Why it matters: board members said grant funding affects budgeting because many grants pay salary and benefits for positions but sometimes require matches or carry multi‑year spending windows. Trustees pressed staff on how grant pay, matches and indirect cost recoveries interact with the general fund and what FY26 amounts are only anticipated rather than awarded.

Key details
- Staff described three color categories used in the district’s grant summary: blue for state grants, green for federal grants and yellow for private grants. Windward said a pre‑K award for FY26 is shown at about $1.3 million but the figure — marked in red in the materials — is anticipated not yet finalized.

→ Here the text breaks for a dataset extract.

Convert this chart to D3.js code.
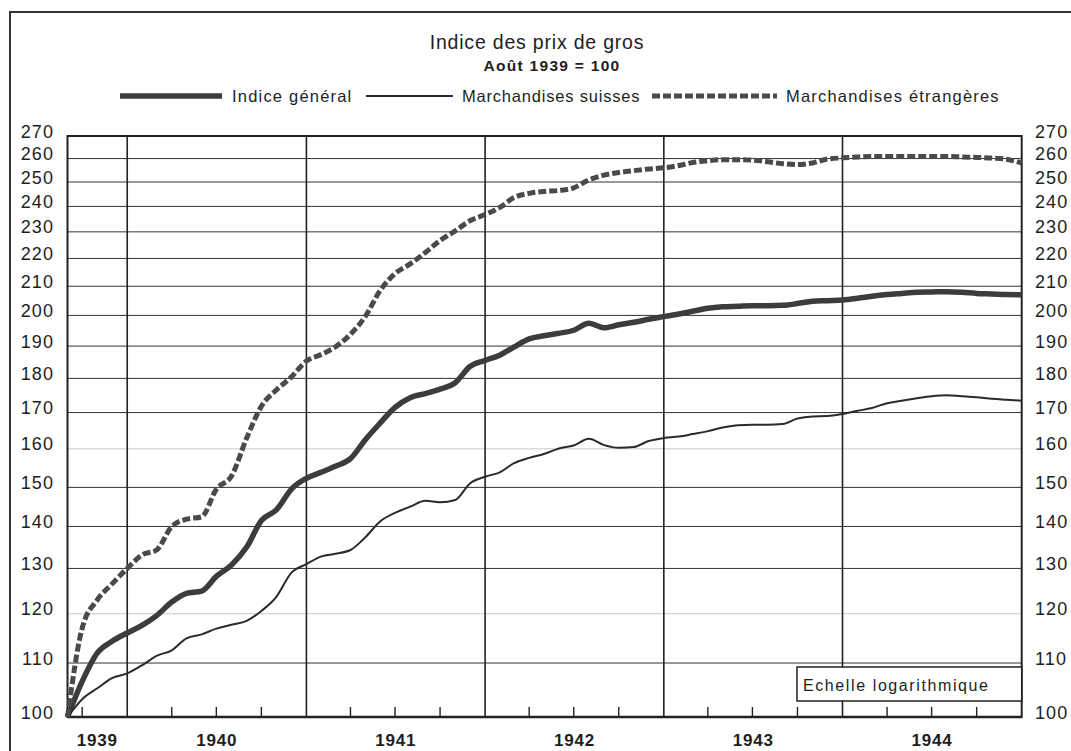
<!DOCTYPE html>
<html>
<head>
<meta charset="utf-8">
<script src="https://cdn.jsdelivr.net/npm/d3@7"></script>
<style>
  body { margin: 0; background: #fff; }
  text { font-family: 'Liberation Sans', Arial, sans-serif; fill: #1e1e1e; }
</style>
</head>
<body>
<div id="chart"></div>
<script>
// monthly values, Aug 1939 .. Dec 1944 (Aug 1939 = 100)
let general = [100, 106.5, 112, 114.3, 116, 117.6, 119.6, 122.5, 124.4, 124.9, 128.2, 130.8, 135,
  141.5, 144.2, 149.5, 152.3, 153.9, 155.4, 157.4, 162.4, 167.1, 171.5, 174.3, 175.5, 176.8, 178.7,
  183.6, 185.5, 187.2, 189.7, 192.3, 193.3, 194.1, 195.1, 197.4, 195.9, 196.9, 197.7, 198.7, 199.6,
  200.5, 201.4, 202.4, 202.9, 203.1, 203.3, 203.3, 203.4, 204.0, 204.8, 205, 205.2, 205.8, 206.5,
  207.1, 207.5, 207.9, 208, 208.1, 207.9, 207.5, 207.3, 207.1, 207]
let suisses = [100, 103.2, 105.2, 107.1, 108, 109.6, 111.4, 112.5, 114.9, 115.7, 116.9, 117.7, 118.5,
  120.6, 123.7, 129, 131, 132.8, 133.4, 134.3, 137.3, 141.3, 143.4, 145, 146.5, 146.1, 146.7,
  151, 152.7, 153.9, 156.2, 157.6, 158.6, 160.1, 160.9, 162.7, 161, 160.3, 160.5, 162.1, 162.9,
  163.3, 164, 164.8, 165.8, 166.4, 166.6, 166.6, 166.8, 168.3, 168.9, 169, 169.6, 170.5, 171.3,
  172.7, 173.4, 174.1, 174.7, 175, 174.7, 174.4, 174, 173.7, 173.4]
let etrangeres = [100, 117, 123, 126.5, 130, 133.2, 134.3, 140, 141.8, 142.4, 149.5, 152.9, 162.9,
  171.8, 176.6, 180.4, 185.3, 187.4, 189.7, 193.8, 199.6, 208.6, 214.5, 218, 222.2, 226.7, 230.4,
  234.3, 236.8, 239.7, 243.6, 245.3, 246.1, 246.5, 247.6, 250.9, 252.9, 254, 254.8, 255.5, 256,
  257, 258.3, 259.1, 259.5, 259.5, 259.3, 258.6, 257.8, 257.4, 258.1, 259.8, 260.3, 260.7, 260.9,
  260.9, 260.9, 260.9, 260.9, 260.9, 260.7, 260.5, 260.2, 259.7, 258.1]

let years = [1939, 1940, 1941, 1942, 1943, 1944]
let yTicks = [100, 110, 120, 130, 140, 150, 160, 170, 180, 190, 200, 210, 220, 230, 240, 250, 260, 270]
let legendNames = ['Indice général', 'Marchandises suisses', 'Marchandises étrangères']

// months Aug 1939 .. Dec 1944, each value drawn at the end of its month
let months = d3.timeMonth.range(new Date(1939, 7, 1), new Date(1945, 0, 1))

let width = 1071
let height = 751
let plotLeft = 67.5
let plotRight = 1021.7
let plotTop = 136
let plotBottom = 717

let svg = d3.select('#chart')
  .append('svg')
  .attr('width', width)
  .attr('height', height)

let x = d3.scaleTime()
  .domain([new Date(1939, 8, 1), new Date(1945, 0, 1)])
  .range([plotLeft, plotRight])

// logarithmic, the printed scale is a little stretched in the middle
let y = d3.scaleLog()
  .domain([100, 150, 270])
  .range([plotBottom, 487.4, plotTop])

let xm = (d, i) => x(d3.timeMonth.offset(months[i], 1))

// outer frame
svg.append('path')
  .attr('d', 'M10,751V12H1071')
  .attr('fill', 'none')
  .attr('stroke', '#333')
  .attr('stroke-width', 2)

// title
svg.append('text')
  .attr('x', 537)
  .attr('y', 49)
  .attr('text-anchor', 'middle')
  .style('font-size', '19.5px')
  .style('letter-spacing', '0.8px')
  .text('Indice des prix de gros')

svg.append('text')
  .attr('x', 552)
  .attr('y', 71)
  .attr('text-anchor', 'middle')
  .style('font-size', '15.5px')
  .style('font-weight', 'bold')
  .style('letter-spacing', '1.3px')
  .text('Août 1939 = 100')

// horizontal grid
svg.append('g')
  .selectAll('line')
  .data(yTicks)
  .enter()
  .append('line')
  .attr('x1', plotLeft)
  .attr('x2', plotRight)
  .attr('y1', d => y(d))
  .attr('y2', d => y(d))
  .attr('stroke', d => (d === 120 || d === 160) ? '#c8c8c8' : '#333')
  .attr('stroke-width', 1)

// year boundaries
svg.append('g')
  .selectAll('line')
  .data(years.slice(1))
  .enter()
  .append('line')
  .attr('x1', d => x(new Date(d, 0, 1)))
  .attr('x2', d => x(new Date(d, 0, 1)))
  .attr('y1', plotTop)
  .attr('y2', plotBottom)
  .attr('stroke', '#222')
  .attr('stroke-width', 1.6)

// quarter ticks
let quarters = d3.timeMonth.every(3).range(new Date(1939, 8, 1), new Date(1945, 0, 1))
  .filter(d => d.getMonth() !== 0)
svg.append('g')
  .selectAll('line')
  .data(quarters)
  .enter()
  .append('line')
  .attr('x1', d => x(d))
  .attr('x2', d => x(d))
  .attr('y1', plotBottom)
  .attr('y2', plotBottom - 10)
  .attr('stroke', '#222')
  .attr('stroke-width', 1.4)

// y labels, both sides
let yl = svg.append('g')
yl.selectAll('.yl-left')
  .data(yTicks)
  .enter()
  .append('text')
  .attr('class', 'yl-left')
  .attr('x', 54)
  .attr('y', d => y(d) + 1.5)
  .attr('text-anchor', 'end')
  .style('font-size', '18px')
  .style('letter-spacing', '1.1px')
  .text(d => d)
yl.selectAll('.yl-right')
  .data(yTicks)
  .enter()
  .append('text')
  .attr('class', 'yl-right')
  .attr('x', 1035)
  .attr('y', d => y(d) + 1.5)
  .style('font-size', '18px')
  .style('letter-spacing', '1.1px')
  .text(d => d)

// year labels
svg.append('g')
  .selectAll('text')
  .data(years)
  .enter()
  .append('text')
  .attr('x', d => {
    let a = d === 1939 ? plotLeft : x(new Date(d, 0, 1))
    return (a + x(new Date(d + 1, 0, 1))) / 2
  })
  .attr('y', 746)
  .attr('text-anchor', 'middle')
  .style('font-size', '17px')
  .style('font-weight', 'bold')
  .style('letter-spacing', '0.8px')
  .text(d => d)

// plot frame
svg.append('rect')
  .attr('x', plotLeft)
  .attr('y', plotTop)
  .attr('width', plotRight - plotLeft)
  .attr('height', plotBottom - plotTop)
  .attr('fill', 'none')
  .attr('stroke', '#222')
  .attr('stroke-width', 2)
svg.append('line')
  .attr('x1', plotLeft)
  .attr('x2', plotRight)
  .attr('y1', plotBottom)
  .attr('y2', plotBottom)
  .attr('stroke', '#222')
  .attr('stroke-width', 2.6)

// series
let line = d3.line()
  .x(xm)
  .y(d => y(d))
  .curve(d3.curveMonotoneX)

svg.append('path')
  .datum(general)
  .attr('d', line)
  .attr('fill', 'none')
  .attr('stroke', '#3c3c3c')
  .attr('stroke-width', 5.5)
  .attr('stroke-linejoin', 'round')

svg.append('path')
  .datum(suisses)
  .attr('d', line)
  .attr('fill', 'none')
  .attr('stroke', '#2a2a2a')
  .attr('stroke-width', 2)
  .attr('stroke-linejoin', 'round')

svg.append('path')
  .datum(etrangeres)
  .attr('d', line)
  .attr('fill', 'none')
  .attr('stroke', '#4a4a4a')
  .attr('stroke-width', 5)
  .attr('stroke-dasharray', '8,3')

// scale note
let note = svg.append('g')
note.append('rect')
  .attr('x', 797)
  .attr('y', 667)
  .attr('width', plotRight - 797)
  .attr('height', 34)
  .attr('fill', '#fff')
  .attr('stroke', '#222')
  .attr('stroke-width', 1.5)
note.append('text')
  .attr('x', 803)
  .attr('y', 691)
  .style('font-size', '16px')
  .style('letter-spacing', '1.6px')
  .text('Echelle logarithmique')

// legend
let legend = svg.append('g')
let samples = [
  { x1: 120, x2: 222, tx: 232, w: 5.5, dash: null, c: '#3c3c3c' },
  { x1: 366, x2: 453, tx: 462, w: 2, dash: null, c: '#2a2a2a' },
  { x1: 652, x2: 777, tx: 786, w: 5, dash: '8,3', c: '#4a4a4a' }
]
samples.forEach((s, i) => {
  legend.append('line')
    .attr('x1', s.x1)
    .attr('x2', s.x2)
    .attr('y1', 96)
    .attr('y2', 96)
    .attr('stroke', s.c)
    .attr('stroke-width', s.w)
    .attr('stroke-dasharray', s.dash)
  legend.append('text')
    .attr('x', s.tx)
    .attr('y', 101.5)
    .style('font-size', '16.5px')
    .style('letter-spacing', i === 1 ? '0.8px' : '1.2px')
    .text(legendNames[i])
})
</script>
</body>
</html>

- Clark said the district’s recent awards and applications include ESSER and other Title grants that normally flow through the Nevada Department of Education, a McKinney‑Vento award that increased by about $20,000 over the prior cycle, and a grant for a greenhouse that Clark said brought in “slightly over $60,000.”

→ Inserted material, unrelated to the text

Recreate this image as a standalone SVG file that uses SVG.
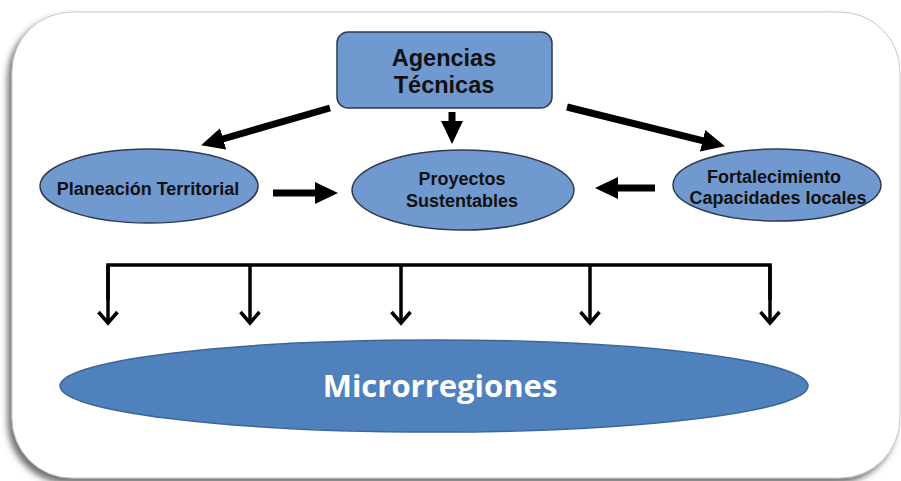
<svg xmlns="http://www.w3.org/2000/svg" width="901" height="481" viewBox="0 0 901 481">
  <style>
    .node { fill: #7099cf; stroke: #2e3b52; stroke-width: 1.5; }
    .lbl { font-family: "Liberation Sans", Arial, sans-serif; font-weight: bold; fill: #111; text-anchor: middle; }
    .thick { stroke: #000; stroke-width: 7; fill: none; marker-end: url(#head); }
    .thin { stroke: #000; stroke-width: 3.5; fill: none; }
    .drop { stroke: #000; stroke-width: 3.5; fill: none; marker-end: url(#chev); }
  </style>
  <defs>
    <filter id="shadow" x="-5%" y="-5%" width="110%" height="115%">
      <feDropShadow dx="-4" dy="5" stdDeviation="3" flood-color="#444" flood-opacity="0.75"/>
    </filter>
    <marker id="head" markerUnits="userSpaceOnUse" viewBox="0 0 23 22" markerWidth="23" markerHeight="22" refX="4" refY="11" orient="auto">
      <path d="M0,0 L23,11 L0,22 z" fill="#000"/>
    </marker>
    <marker id="chev" markerUnits="userSpaceOnUse" viewBox="-3 -13 18 26" markerWidth="18" markerHeight="26" refX="11" refY="0" orient="auto">
      <path d="M0,-9.5 L11,0 L0,9.5" fill="none" stroke="#000" stroke-width="3.5" stroke-linejoin="miter"/>
    </marker>
  </defs>

  <rect x="0" y="0" width="901" height="481" fill="#fff"/>
  <g id="frame">
    <rect x="12" y="12" width="888" height="466" rx="60" ry="60" fill="#fff" stroke="#c8c8c8" stroke-width="1" filter="url(#shadow)"/>
  </g>

  <g id="connectors">
    <line class="thick" x1="330" y1="108" x2="219.3" y2="140"/>
    <line class="thick" x1="452" y1="112" x2="452" y2="125"/>
    <line class="thick" x1="567" y1="107" x2="706.5" y2="141.7"/>
    <line class="thick" x1="273" y1="193" x2="319" y2="193"/>
    <line class="thick" x1="655" y1="188" x2="614" y2="188"/>
    <path class="thin" d="M108,300 V265 H770 V300"/>
    <line class="drop" x1="108" y1="265" x2="108" y2="323"/>
    <line class="drop" x1="250" y1="265" x2="250" y2="323"/>
    <line class="drop" x1="401" y1="265" x2="401" y2="323"/>
    <line class="drop" x1="590" y1="265" x2="590" y2="323"/>
    <line class="drop" x1="770" y1="265" x2="770" y2="323"/>
  </g>

  <g id="agencias">
    <rect class="node" x="337" y="32" width="215" height="76" rx="11" ry="11"/>
    <text class="lbl" x="444" y="66" font-size="23.5">Agencias</text>
    <text class="lbl" x="444" y="93" font-size="23.5">Técnicas</text>
  </g>

  <g id="planeacion">
    <ellipse class="node" cx="149" cy="186" rx="109" ry="37"/>
    <text class="lbl" x="148" y="195" font-size="18">Planeación Territorial</text>
  </g>

  <g id="proyectos">
    <ellipse class="node" cx="463" cy="190" rx="111" ry="40"/>
    <text class="lbl" x="462" y="185" font-size="18">Proyectos</text>
    <text class="lbl" x="462" y="207" font-size="18">Sustentables</text>
  </g>

  <g id="fortalecimiento">
    <ellipse class="node" cx="777" cy="185" rx="104" ry="36"/>
    <text class="lbl" x="774" y="183" font-size="18">Fortalecimiento</text>
    <text class="lbl" x="778" y="204" font-size="18">Capacidades locales</text>
  </g>

  <g id="microrregiones">
    <ellipse cx="434" cy="386" rx="374" ry="46" fill="#4f81bd" stroke="#3d6699" stroke-width="1.5"/>
    <text x="440" y="397" font-family="'Open Sans', 'Liberation Sans', sans-serif" font-weight="bold" font-size="31" fill="#fff" text-anchor="middle">Microrregiones</text>
  </g>
</svg>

- Clark said she has searched corporate and private foundations using services such as Candid, Instrumentl and GrantStation and an Office of Federal Assistance search tool to identify nontraditional sources for the district.

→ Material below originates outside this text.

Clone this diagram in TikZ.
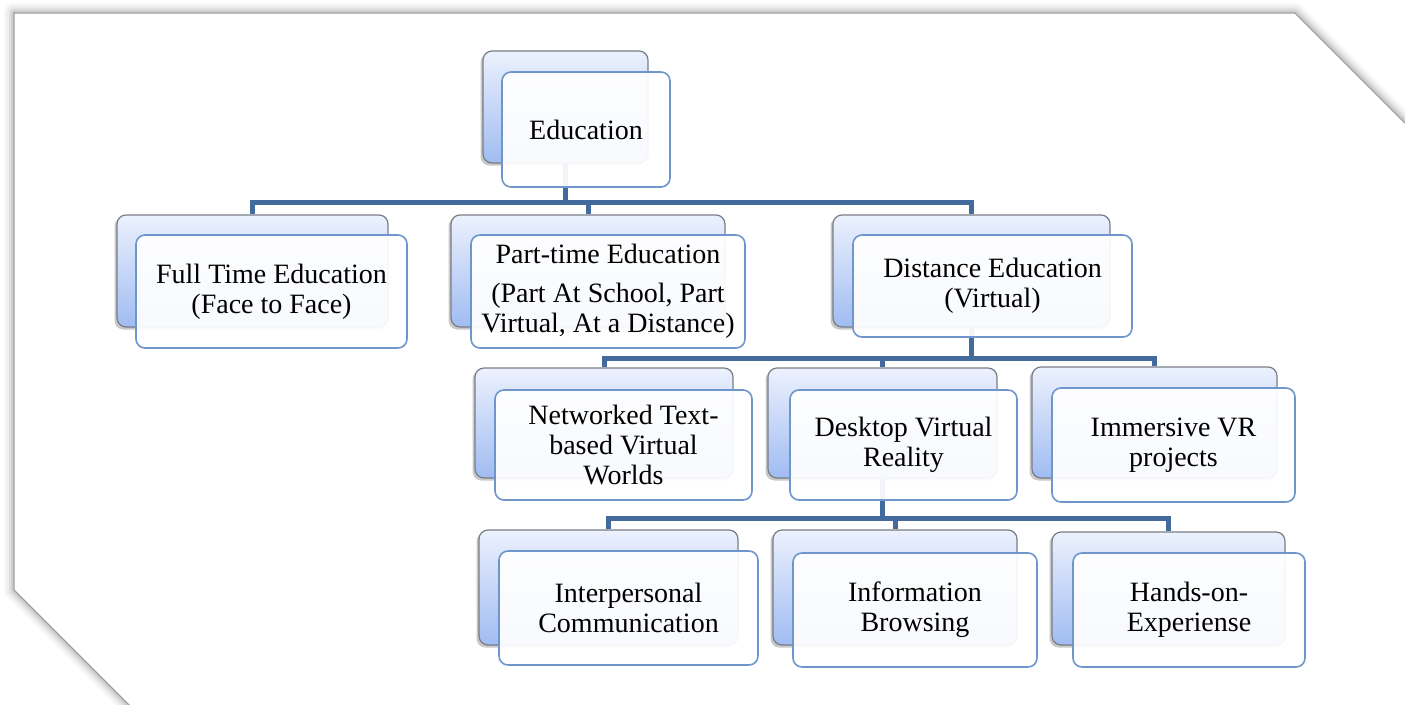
\documentclass[tikz,border=0pt]{standalone}
\usepackage{fontspec}
\setmainfont{Liberation Serif}
\usetikzlibrary{shadows}
\definecolor{conncol}{RGB}{66,106,156}
\definecolor{frontedge}{RGB}{110,150,205}
\definecolor{backtop}{RGB}{236,241,253}
\definecolor{backbot}{RGB}{160,188,242}
\definecolor{backedge}{RGB}{120,125,135}
\tikzset{
  paperpath/.style={insert path={(14,13) -- (1295,13) -- (1425,143) -- (1425,725) -- (149,725) -- (14,590) -- cycle}},
  backbox/.style={draw=backedge, line width=1.2pt, rounded corners=9pt, inner sep=0pt,
    top color=backtop, bottom color=backbot,
    drop shadow={shadow xshift=-2.5pt, shadow yshift=-2.5pt, opacity=0.3, fill=black!70}},
  frontbox/.style={draw=frontedge, line width=1.6pt, rounded corners=9pt, inner sep=0pt,
    fill=white, fill opacity=0.93, text opacity=1, align=center,
    font=\fontsize{28}{30}\selectfont, text=black},
  conn/.style={draw=conncol, line width=5pt}
}
\begin{document}
\begin{tikzpicture}[x=1pt,y=-1pt]
\useasboundingbox (0,0) rectangle (1405,704);
\fill[white] (0,0) rectangle (1405,704);
\begin{scope}
\clip (0,0) rectangle (1405,704);
\foreach \w/\o in {20/0.03,15/0.04,10/0.05,6/0.07} {
  \draw[black, line width=\w pt, opacity=\o, line join=round, paperpath];
}
\fill[white, paperpath];
\draw[gray!75, line width=1.3pt, paperpath];
\end{scope}

% bus coordinates
\coordinate (bus1) at (0,202);
\coordinate (bus2) at (0,358);
\coordinate (bus3) at (0,518);

% back boxes
\node[backbox, minimum width=165, minimum height=112] (eduB) at (565.5,107) {};
\node[backbox, minimum width=271, minimum height=112] (fullB) at (252.5,271) {};
\node[backbox, minimum width=274, minimum height=112] (partB) at (588,271) {};
\node[backbox, minimum width=277, minimum height=112] (distB) at (971.5,271) {};
\node[backbox, minimum width=258, minimum height=110] (netB) at (604,423) {};
\node[backbox, minimum width=229, minimum height=110] (deskB) at (882.5,423) {};
\node[backbox, minimum width=245, minimum height=111] (immB) at (1154.5,422.5) {};
\node[backbox, minimum width=259, minimum height=115] (interB) at (608.5,587.5) {};
\node[backbox, minimum width=244, minimum height=115] (infoB) at (895,587.5) {};
\node[backbox, minimum width=233, minimum height=113] (handsB) at (1168.5,588.5) {};

% connectors
\draw[conn] (eduB.south) -- (eduB.south |- bus1) -| (fullB.north);
\draw[conn] (eduB.south |- bus1) -| (partB.north);
\draw[conn] (eduB.south |- bus1) -| (distB.north);
\draw[conn] (distB.south) -- (distB.south |- bus2) -| (netB.north);
\draw[conn] (distB.south |- bus2) -| (deskB.north);
\draw[conn] (distB.south |- bus2) -| (immB.north);
\draw[conn] (deskB.south) -- (deskB.south |- bus3) -| (interB.north);
\draw[conn] (deskB.south |- bus3) -| (infoB.north);
\draw[conn] (deskB.south |- bus3) -| (handsB.north);

% front boxes
\node[frontbox, minimum width=168, minimum height=115] (edu) at (586,129.5) {Education};
\node[frontbox, minimum width=271, minimum height=113] (full) at (271.5,291.5) {Full Time Education\\(Face to Face)};
\node[frontbox, minimum width=274, minimum height=113] (part) at (608,291.5) {Part-time Education\\[9pt](Part At School, Part\\Virtual, At a Distance)};
\node[frontbox, minimum width=279, minimum height=102] (dist) at (992.5,286) {Distance Education\\(Virtual)};
\node[frontbox, minimum width=257, minimum height=110] (net) at (623.5,445) {Networked Text-\\based Virtual\\Worlds};
\node[frontbox, minimum width=227, minimum height=110] (desk) at (903.5,445) {Desktop Virtual\\Reality};
\node[frontbox, minimum width=243, minimum height=114] (imm) at (1173.5,445) {Immersive VR\\projects};
\node[frontbox, minimum width=259, minimum height=114] (inter) at (628.5,608) {Interpersonal\\Communication};
\node[frontbox, minimum width=244, minimum height=114] (info) at (915,610) {Information\\Browsing};
\node[frontbox, minimum width=232, minimum height=114] (hands) at (1189,610) {Hands-on-\\Experiense};
\end{tikzpicture}
\end{document}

- The district applied for a COPS School Violence Prevention Program (SVPP) award to fund communications infrastructure — repeaters and dedicated channels to improve radio coverage inside brick-and‑mortar buildings — and Windward said that SVPP grant typically requires a 25% match if awarded.
- For positions paid wholly or partially from grants, trustees asked whether the district pays 100% of salary and benefits from the grant. Windward said the district sometimes braids funding or splits positions; “for ease of practice,” fully grant‑funded positions are simpler to manage, but when statutory or funding changes occur the district may split costs or adjust supplies budgets.
- On matching funds and indirect costs, district staff said many federal and state education grants do not require matching funds; when matches are required the district looks for other sources beyond the general fund and can sometimes count in‑kind contributions where allowed. Staff also explained that some grants allow the district to claim indirect costs to cover a share of central office overhead.

Discussion and direction
- Trustees repeatedly requested clearer, board‑level reporting on how much of the general fund currently supports grant matches or braided positions and asked staff to provide those figures by follow‑up email.
- Trustees also asked staff to track which FY26 amounts are anticipated versus received; Windward said several FY26 numbers are shown in red in the packet to indicate they are expected but not yet final and may be finalized in February–March of the fiscal year.

What wasn’t decided
- This workshop was for discussion only; no policy changes or budget approvals were taken. Trustees asked staff to return follow‑up details on matching‑fund amounts and the district’s current practice for splitting positions between grants and general fund.

Ending note: staff said many grants are personnel‑heavy, with salary and benefits making up roughly 80–85% of grant expenditures, and described ongoing efforts to expand private‑foundation revenue to reduce reliance on state and federal allocations.